There may well have been women druids; personally, I think there almost certainly were bandrui though they were not in the majority. The evidence we have for their existence consists of references to them in the myths, and in a few Classical texts.
There are references to bandrui in the medieval Irish tales. Conchobor Mac Nessa’s mother Nessa was a druid, perhaps one reason he took his name from her, rather than from his father. Finn was raised by a female druid. Scathach is explicitly called both a flaith, “prophetess,” and a druid and she prophesies about Cú Chulainn. And of course there are the banflaith (sometimes banfili), the “women poets,” most notably Fedelm in the Táin (though one may argue that flaith and fili are entirely separate, it is a distinction that is often difficult to discern in the medieval texts themselves).

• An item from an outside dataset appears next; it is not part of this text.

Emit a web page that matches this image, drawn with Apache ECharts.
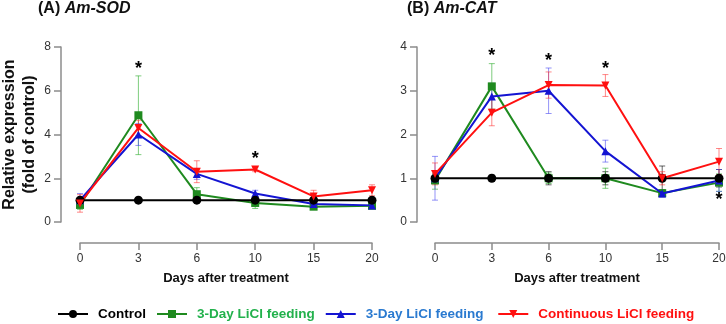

I suggest those who are interested check the index in either Piggot’s The Druids or Ellis’ The Druids; Ellis is perhaps more interested in the question of women as druids than Piggot, but he is less reliable. There are also some pertinent observations in L. Allason-Jones. Women in Roman Britain. London: British Museum Press, 1989. 146-151. Also see H. D. Rankin Celts and the Classical World. London: Croon Helm, 1987. 252-55, and ff. Rankin discusses the anecdotes from Scriptores Histories Augustae (fourth century C. E.) regarding Roman emperors who consulted female druids. Although Rankin provides a reasonably thorough summary of the evidence for women who were druids, he tends to think it less likely than many of his colleagues do. There are other anecdotal Roman bits of evidence, like that of Flavius Vopiscus, who discusses encounters between Diocletian and others with female druids. Last but not least, Tacitus’ discussion of Veleda in Hist. IV; the name Veleda is cognate with Irish flaith.